Your task is to filter the data below down to the lines holding "matplotlib".

+ + + +

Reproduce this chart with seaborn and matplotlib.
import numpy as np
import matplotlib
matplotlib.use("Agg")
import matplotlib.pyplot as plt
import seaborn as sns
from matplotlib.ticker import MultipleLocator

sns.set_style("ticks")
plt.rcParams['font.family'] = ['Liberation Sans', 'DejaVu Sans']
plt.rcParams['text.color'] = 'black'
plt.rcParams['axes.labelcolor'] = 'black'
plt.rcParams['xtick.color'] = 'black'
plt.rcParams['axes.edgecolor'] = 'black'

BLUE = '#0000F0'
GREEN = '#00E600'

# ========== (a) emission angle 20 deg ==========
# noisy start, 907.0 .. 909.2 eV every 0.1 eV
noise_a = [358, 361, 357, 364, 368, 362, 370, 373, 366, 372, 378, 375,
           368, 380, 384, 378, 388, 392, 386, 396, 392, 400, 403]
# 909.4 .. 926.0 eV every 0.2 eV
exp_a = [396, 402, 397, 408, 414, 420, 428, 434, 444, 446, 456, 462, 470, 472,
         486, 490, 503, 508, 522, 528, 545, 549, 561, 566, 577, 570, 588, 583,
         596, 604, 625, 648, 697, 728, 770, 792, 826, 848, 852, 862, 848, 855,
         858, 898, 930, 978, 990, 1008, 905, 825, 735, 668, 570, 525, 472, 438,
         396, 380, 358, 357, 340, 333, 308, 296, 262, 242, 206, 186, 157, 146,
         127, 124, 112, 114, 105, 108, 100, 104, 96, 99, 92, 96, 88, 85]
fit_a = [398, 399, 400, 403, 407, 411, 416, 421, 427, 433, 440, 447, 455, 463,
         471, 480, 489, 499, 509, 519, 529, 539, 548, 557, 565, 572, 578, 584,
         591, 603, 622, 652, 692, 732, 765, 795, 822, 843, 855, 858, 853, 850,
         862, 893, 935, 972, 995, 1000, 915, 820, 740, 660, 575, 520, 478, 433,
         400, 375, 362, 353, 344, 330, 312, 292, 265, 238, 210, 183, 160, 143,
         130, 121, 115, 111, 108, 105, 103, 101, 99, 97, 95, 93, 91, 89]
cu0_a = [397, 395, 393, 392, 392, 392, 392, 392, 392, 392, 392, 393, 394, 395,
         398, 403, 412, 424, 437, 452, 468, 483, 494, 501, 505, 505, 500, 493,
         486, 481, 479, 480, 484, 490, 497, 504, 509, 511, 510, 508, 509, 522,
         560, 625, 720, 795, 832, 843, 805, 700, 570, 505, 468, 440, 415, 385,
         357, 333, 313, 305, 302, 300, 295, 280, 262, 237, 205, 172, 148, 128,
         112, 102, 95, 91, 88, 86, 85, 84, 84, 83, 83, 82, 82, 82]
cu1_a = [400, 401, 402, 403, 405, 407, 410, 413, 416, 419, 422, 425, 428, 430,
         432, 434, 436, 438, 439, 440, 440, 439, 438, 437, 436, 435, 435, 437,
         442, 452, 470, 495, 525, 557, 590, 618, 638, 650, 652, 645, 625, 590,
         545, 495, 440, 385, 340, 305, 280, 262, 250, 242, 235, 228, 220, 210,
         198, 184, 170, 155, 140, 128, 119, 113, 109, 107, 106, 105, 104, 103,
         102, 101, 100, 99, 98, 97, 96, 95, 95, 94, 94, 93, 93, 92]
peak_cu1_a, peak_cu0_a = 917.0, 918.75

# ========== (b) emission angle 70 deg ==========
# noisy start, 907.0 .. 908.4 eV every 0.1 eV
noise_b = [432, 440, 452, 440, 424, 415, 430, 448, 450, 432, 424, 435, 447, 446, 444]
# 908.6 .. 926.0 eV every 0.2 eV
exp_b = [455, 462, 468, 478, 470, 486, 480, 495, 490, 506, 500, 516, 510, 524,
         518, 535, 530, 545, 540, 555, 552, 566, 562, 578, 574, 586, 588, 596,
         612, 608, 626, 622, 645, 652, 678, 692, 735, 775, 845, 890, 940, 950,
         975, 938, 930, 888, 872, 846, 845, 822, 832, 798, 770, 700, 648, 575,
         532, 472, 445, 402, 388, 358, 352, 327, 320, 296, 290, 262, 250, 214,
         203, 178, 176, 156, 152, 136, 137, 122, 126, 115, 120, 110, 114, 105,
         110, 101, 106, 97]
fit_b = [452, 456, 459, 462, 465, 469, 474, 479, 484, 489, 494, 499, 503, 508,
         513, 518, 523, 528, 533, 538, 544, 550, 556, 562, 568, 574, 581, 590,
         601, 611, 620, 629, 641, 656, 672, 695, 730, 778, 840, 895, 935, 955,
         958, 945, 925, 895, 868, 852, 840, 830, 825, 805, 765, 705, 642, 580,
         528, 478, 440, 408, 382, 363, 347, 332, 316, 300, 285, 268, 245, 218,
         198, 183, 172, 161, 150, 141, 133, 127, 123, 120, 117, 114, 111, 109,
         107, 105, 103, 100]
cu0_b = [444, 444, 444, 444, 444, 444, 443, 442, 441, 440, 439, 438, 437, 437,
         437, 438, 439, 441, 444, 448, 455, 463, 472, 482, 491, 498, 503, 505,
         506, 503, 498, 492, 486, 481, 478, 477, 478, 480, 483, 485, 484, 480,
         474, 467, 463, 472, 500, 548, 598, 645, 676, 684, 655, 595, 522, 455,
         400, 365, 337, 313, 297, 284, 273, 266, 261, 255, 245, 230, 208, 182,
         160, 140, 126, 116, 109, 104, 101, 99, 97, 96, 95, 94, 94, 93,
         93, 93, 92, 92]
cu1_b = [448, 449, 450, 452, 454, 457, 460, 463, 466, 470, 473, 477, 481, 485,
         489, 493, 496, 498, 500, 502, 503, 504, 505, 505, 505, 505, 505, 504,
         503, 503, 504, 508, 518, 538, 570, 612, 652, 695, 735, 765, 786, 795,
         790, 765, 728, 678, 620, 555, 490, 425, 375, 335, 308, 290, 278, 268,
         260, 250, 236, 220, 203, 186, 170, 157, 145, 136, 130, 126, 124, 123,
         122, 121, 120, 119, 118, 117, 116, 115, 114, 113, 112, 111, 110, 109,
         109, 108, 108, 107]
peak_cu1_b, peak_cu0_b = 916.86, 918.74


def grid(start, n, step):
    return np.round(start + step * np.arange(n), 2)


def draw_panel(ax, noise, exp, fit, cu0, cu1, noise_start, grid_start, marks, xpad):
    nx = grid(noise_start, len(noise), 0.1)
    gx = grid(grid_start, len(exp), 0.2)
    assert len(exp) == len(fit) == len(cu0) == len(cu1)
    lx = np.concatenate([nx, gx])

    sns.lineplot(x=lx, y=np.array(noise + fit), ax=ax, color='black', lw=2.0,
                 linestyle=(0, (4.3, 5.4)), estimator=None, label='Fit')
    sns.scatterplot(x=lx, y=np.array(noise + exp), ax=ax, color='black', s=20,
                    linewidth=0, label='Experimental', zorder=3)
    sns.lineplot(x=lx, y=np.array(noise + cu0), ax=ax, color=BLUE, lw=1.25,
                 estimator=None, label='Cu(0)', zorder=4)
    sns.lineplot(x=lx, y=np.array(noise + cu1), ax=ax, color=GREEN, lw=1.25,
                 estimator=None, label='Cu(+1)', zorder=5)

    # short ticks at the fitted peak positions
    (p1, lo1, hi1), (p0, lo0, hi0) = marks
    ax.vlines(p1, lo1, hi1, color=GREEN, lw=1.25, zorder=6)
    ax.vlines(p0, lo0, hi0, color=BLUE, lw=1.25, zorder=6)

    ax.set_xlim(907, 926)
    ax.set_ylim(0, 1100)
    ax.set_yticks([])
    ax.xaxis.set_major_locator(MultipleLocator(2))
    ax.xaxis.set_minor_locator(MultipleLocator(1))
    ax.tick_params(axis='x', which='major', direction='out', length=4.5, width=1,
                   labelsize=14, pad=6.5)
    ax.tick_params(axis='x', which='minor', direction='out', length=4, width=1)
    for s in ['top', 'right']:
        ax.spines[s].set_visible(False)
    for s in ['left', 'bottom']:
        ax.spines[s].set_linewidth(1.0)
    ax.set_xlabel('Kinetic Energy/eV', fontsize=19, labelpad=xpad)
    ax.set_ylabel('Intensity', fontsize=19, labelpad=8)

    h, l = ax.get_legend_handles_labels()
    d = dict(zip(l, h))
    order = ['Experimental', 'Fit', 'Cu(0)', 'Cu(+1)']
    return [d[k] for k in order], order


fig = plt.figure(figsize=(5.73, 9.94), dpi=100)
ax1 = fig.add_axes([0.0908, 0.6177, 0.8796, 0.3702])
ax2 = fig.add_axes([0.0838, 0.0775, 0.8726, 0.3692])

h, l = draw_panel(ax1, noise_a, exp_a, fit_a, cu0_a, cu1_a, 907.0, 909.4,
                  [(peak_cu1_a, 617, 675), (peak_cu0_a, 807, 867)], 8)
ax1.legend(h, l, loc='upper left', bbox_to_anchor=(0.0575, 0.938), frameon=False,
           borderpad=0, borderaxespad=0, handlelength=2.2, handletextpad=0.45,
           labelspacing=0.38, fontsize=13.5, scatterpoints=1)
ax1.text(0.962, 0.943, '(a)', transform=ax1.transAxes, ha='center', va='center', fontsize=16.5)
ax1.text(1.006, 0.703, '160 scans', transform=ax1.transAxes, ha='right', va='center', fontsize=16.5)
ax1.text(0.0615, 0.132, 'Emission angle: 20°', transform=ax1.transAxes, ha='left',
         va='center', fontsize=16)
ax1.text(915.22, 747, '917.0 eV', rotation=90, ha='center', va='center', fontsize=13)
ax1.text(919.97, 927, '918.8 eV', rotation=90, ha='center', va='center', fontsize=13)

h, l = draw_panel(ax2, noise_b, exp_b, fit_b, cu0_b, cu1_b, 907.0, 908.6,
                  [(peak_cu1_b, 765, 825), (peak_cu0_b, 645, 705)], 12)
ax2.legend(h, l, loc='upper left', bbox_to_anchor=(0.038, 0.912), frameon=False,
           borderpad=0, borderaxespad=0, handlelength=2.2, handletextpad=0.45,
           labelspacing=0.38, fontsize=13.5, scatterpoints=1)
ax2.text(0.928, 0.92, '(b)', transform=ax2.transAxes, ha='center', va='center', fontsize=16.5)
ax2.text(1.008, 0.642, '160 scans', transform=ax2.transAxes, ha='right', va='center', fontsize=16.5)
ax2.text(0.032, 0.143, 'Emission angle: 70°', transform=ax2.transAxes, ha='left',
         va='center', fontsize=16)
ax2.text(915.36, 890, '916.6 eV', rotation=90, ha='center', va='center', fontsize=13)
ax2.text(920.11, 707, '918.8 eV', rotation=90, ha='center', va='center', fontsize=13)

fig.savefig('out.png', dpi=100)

+ + + +

WORKED SOLUTION:
Reproduce this chart with seaborn and matplotlib.
import matplotlib
matplotlib.use("Agg")
import matplotlib.pyplot as plt
from matplotlib.ticker import MultipleLocator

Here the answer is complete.